The tune may wind up on the radio one day, but it will never be the class song for Hickman County High School's class of 2013 after school officials put their foot down.
Phil O'Donnell is no stranger to Music Row, and it isn't uncommon to see him strumming a guitar next to Taylor Swift or attending a No. 1 party for a recent hit. But it's his song Drink It Up that is generating a heated debate in Hickman County.
Though alcohol is never mentioned, and the lyrics are about living life to the fullest, the principal said it sends a bad message to have an official class song that glamorizes drinking.
"It's not about drinking or drugs or anything. It's about living your life, and that's what they're fixing to do," said parent Tina Teet Price.

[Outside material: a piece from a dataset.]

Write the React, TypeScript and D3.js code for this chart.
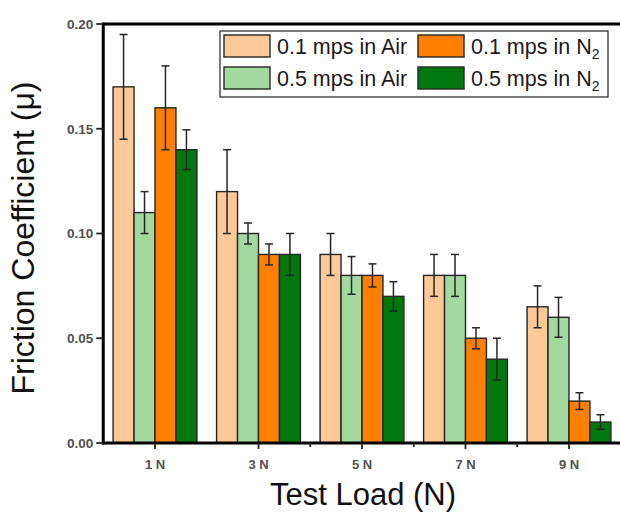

About 50 parents went all the way to the school board this week, hoping to reverse the principal's position. So far, Drink It Up is out.
"He wrote it specifically for our children. It's not just a random parent. He's an accomplished country music songwriter known in the industry," said parent Stephanie Warren.
School officials didn't want to talk on camera but said they don't have a problem with the message of the song itself. It's just the title, with an innuendo towards drinking, that makes it an inappropriate for an "official" school song.
For O'Donnell's part, he's indifferent. He said it would be great if they allowed the song but understands if they don't.
However, a lot of parents don't see it that way. They say they are insulted that something so beautiful has been misunderstood.
"The principal doesn't seem to have enough faith in the students of Hickman County or the population of Hickman County to know that," said parent Robyn Jones. "Anyone can listen to that song and know that and understand the meaning behind it. The word 'drink' is not a word of profanity."
The official school song is one that represents a senior class, usually played at prom, graduation and senior programs at school.